Laporan Wartawan Tribunnews.com, Reynas Abdila
TRIBUNNEWS.COM, JAKARTA - Menteri Perdagangan Muhammad Lutfi menyampaikan jajarannya sedang dipusingkan oleh kenaikan harga komoditas pangan.
Sejak akhir tahun 2021, harga cabai rawit merah hingga minyak goreng sempat mengalami kenaikan cukup signifikan.
"Tugas kita sekarang sedang banyak banget, Pak Oke, Dirjen Perdagangan Dalam Negeri lagi lagi pusing ngurus gula dan satu lagi Dirjen Perdagangan Luar Negeri pusing ngurus minyak goreng. Sakit kepala semuanya," ungkap Mendag saat peluncuran BUMN Holding Pangan, Rabu (12/1/2022).
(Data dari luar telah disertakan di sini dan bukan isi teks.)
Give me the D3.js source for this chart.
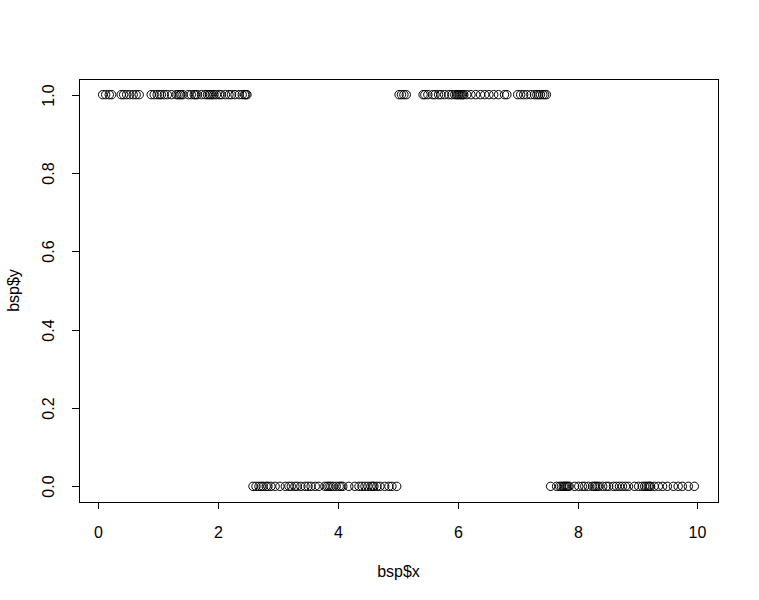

Mendag menuturkan kenaikan komoditas pangan di akhir tahun adalah masalah klasik.
Baca juga: Dengarkan Keresahan Warga, KSP Observasi Langsung Harga Minyak Goreng
"Saya terus terang dapat banyak komplain, terutama di ujung tahun terjadi kenaikan harga," imbuhnya.
Menurutnya, kenaikan harga telur pada kondisi normal semestinya mengalami kenaikan harga sebanyak dua kali.
Dia justru prihatin tahun 2021 kenaikan hanya terjadi satu kali karena adanya kebijakan PPKM.
Baca juga: Dorong Harga Minyak Goreng Terjangkau, Pengusaha Klaim Bakal Percepat Distribusi
"Sepanjang tahun biasanya ada dua sesi kenaikan harga, yaitu pada saat lebaran dan ujung tahun. Pada lebaran tahun ini karena ada PPKM, tidak terjadi pertumbuhan harga, malah terjadi deflasi," tuturnya.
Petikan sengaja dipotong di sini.